Americans Elect seeks third option

April 12, 2012, 2:05 a.m.

“What would happen if the most talented people in the country, the politicians, the business people, the activists, the engineers, what if all of them could run for the presidential nomination, unaffiliated from any party?”

 

This question, posed by Peter Ackerman, chairman of Americans Elect, was the focus of a panel discussion Wednesday night entitled “Americans Elect: A Third Candidate in 2012” held at CEMEX Auditorium.

 

Americans Elect seeks third optionThe GSB Government and Politics Club and Americans Elect hosted the event while Larry Diamond ’73 M.A. ’78 Ph.D. ’80, director of the Stanford Center on Democracy, Development and the Rule of Law, moderated the dialogue.

 

The goal of the group, as described by the Americans Elect website, is “to nominate a presidential ticket that will answer directly to voters – not the political system.”

 

Ackerman described Americans Elect as not a party, but a platform for candidates not associated with a party.

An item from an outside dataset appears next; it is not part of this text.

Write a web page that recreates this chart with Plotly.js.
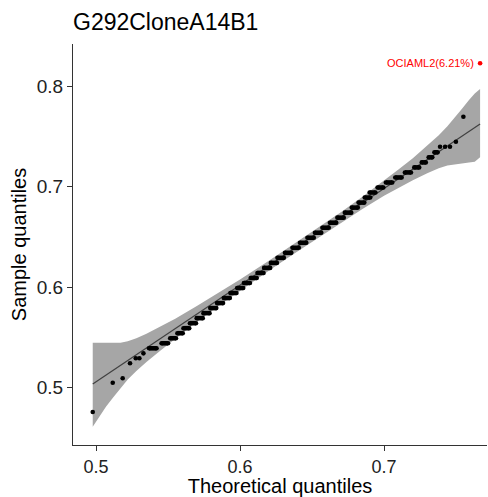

He added that the voting process offered by Americans Elect could, if successful, lead to a different type of governance and more selection among candidates, and that better leaders would come from this non-partisan system.

 

“The last thing this country needs is a new party,” Ackerman said.

 

Ackerman said he experienced a lot of difficulty in his efforts to make Americans Elect a reality, which he attributed to the dedication of the Federal Election Committee (FEC) “to preserving a monopoly of power between the two parties.”

 

“History raises some formidable challenges for the success of this enterprise,” said Professor David Kennedy, Pulitzer-winning historian and director of the Bill Lane Center for the American West. “Since the Civil War, only in five elections has a non-traditional candidate won any electoral votes.”

 

Kennedy added that these candidates have traditionally aimed to be spoilers or to change the political agenda, and that a third candidate would face a particularly difficult election without a presence in lower levels of government.

 

Tucker Bounds, a political strategist who worked closely with both John McCain’s 2008 presidential bid and Meg Whitman’s California gubernatorial campaign, used his personal experience to articulate the potential pitfalls of the Americans Elect experiment.

 

Bounds said that presenting a candidate who has not been thoroughly scrutinized by the media is dangerous because of the 24-hour news cycle that prevails in today’s culture. He added that the largest problem for Americans Elect is the intensity of coverage from both traditional and non-traditional news sources because the group has yet to nominate a candidate that can then be vetted by the media.

 

At least one student who attended the panel discussion saw potential in Americans Elect.

 

“I am shocked by how inflexible the framework is for allowing third candidates and found Ackerman’s vision incredibly appealing for changing the playing field for how we elect a president,” said Stephen Cobbe ’15.